You have to get up.
That’s the first thing. Don’t just lie there and let it have its way with you. The sea of anxiety loves a horizontal human; it pours over your toes and surges up you like a tide. Is your partner lying next to you, dense with sleep, offensively unconscious? That’s not helping either. So verticalize yourself. Leave the bed. Leave its maddening mammal warmth. Out you go, clammy-footed, into the midnight spaces. The couch. The kitchen.

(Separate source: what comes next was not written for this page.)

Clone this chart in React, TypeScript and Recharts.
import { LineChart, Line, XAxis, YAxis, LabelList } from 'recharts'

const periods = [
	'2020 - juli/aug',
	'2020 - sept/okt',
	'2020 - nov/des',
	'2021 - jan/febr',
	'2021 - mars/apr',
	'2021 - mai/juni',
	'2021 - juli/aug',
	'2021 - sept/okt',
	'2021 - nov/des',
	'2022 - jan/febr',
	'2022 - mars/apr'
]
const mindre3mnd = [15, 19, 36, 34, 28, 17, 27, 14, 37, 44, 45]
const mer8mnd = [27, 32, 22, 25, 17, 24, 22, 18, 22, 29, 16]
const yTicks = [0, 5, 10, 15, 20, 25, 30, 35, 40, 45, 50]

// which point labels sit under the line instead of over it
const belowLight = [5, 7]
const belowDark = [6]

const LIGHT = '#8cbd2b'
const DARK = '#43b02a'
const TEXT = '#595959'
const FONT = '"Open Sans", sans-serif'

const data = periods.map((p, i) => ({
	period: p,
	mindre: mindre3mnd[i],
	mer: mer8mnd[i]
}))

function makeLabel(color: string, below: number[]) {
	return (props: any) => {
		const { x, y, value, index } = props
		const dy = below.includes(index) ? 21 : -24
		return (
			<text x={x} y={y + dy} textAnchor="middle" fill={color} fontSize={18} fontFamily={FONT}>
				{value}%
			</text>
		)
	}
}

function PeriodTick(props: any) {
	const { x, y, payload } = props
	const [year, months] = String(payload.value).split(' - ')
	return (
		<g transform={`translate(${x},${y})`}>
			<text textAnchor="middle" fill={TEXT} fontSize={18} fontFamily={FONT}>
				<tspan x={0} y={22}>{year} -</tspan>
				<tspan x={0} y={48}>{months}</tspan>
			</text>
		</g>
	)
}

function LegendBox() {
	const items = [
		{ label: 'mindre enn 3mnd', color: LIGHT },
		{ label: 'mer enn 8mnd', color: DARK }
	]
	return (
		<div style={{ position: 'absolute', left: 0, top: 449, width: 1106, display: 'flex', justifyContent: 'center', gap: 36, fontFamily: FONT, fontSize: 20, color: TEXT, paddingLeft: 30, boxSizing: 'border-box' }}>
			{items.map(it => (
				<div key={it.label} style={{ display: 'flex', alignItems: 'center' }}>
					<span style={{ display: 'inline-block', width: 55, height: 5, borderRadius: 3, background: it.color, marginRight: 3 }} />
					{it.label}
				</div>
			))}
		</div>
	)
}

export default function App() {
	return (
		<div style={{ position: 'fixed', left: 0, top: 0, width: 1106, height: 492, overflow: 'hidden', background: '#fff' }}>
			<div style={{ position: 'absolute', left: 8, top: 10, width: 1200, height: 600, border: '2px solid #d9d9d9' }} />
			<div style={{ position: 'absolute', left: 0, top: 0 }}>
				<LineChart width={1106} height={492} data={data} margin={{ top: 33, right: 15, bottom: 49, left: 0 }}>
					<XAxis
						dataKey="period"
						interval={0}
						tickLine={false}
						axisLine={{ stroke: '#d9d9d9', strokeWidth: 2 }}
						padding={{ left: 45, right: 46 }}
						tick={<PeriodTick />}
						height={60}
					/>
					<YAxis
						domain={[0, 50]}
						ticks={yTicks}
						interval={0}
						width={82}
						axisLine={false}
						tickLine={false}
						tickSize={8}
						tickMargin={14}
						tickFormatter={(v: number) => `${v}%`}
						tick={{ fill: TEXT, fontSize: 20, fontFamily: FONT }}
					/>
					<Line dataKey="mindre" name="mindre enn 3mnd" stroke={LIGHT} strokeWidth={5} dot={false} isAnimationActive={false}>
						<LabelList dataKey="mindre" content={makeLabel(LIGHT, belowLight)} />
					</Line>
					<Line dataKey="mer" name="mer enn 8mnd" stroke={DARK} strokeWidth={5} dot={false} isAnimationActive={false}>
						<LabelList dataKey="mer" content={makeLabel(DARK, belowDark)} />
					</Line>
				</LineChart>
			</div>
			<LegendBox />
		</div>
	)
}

So now you’re up. You’ve reclaimed a little dignity, a little agency. You’re shaken, though. You make yourself a piece of toast; it pops up like a gravestone. Insomnia is no joke. The thoughts it produces are entirely and droningly humorless. Failure, guilt, your money, your body. Someone else’s body. On and on. And over there, look, the world: the whole flawed and shuddering and horribly lit life-and-deathscape, with all of us shambling around the circuit like broken beetles. At 2:41 a.m., everyone who’s awake turns into Hiëronymus Bosch.

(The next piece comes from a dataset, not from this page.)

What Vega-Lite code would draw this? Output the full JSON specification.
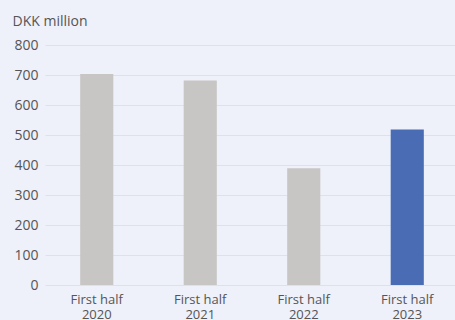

And therein, my sleepless friend, lies the key: You’re not alone. Even as you twist in these private coils, these very particular difficulties, you are joining a mystical fellowship of insomniacs. We are all out there, keeping an eye on things: a sodality, a siblinghood, an immense and floating guild of piercingly conscious minds. What might happen, if not for our vigilance? Into what idiocies of optimism and vainglory might humanity collapse? We’re like the Night’s Watch in Game of Thrones, except there are millions of us. Above the city rooftops it shimmers and flexes; it tingles over the leafy suburbs: the neural lattice of our wakefulness.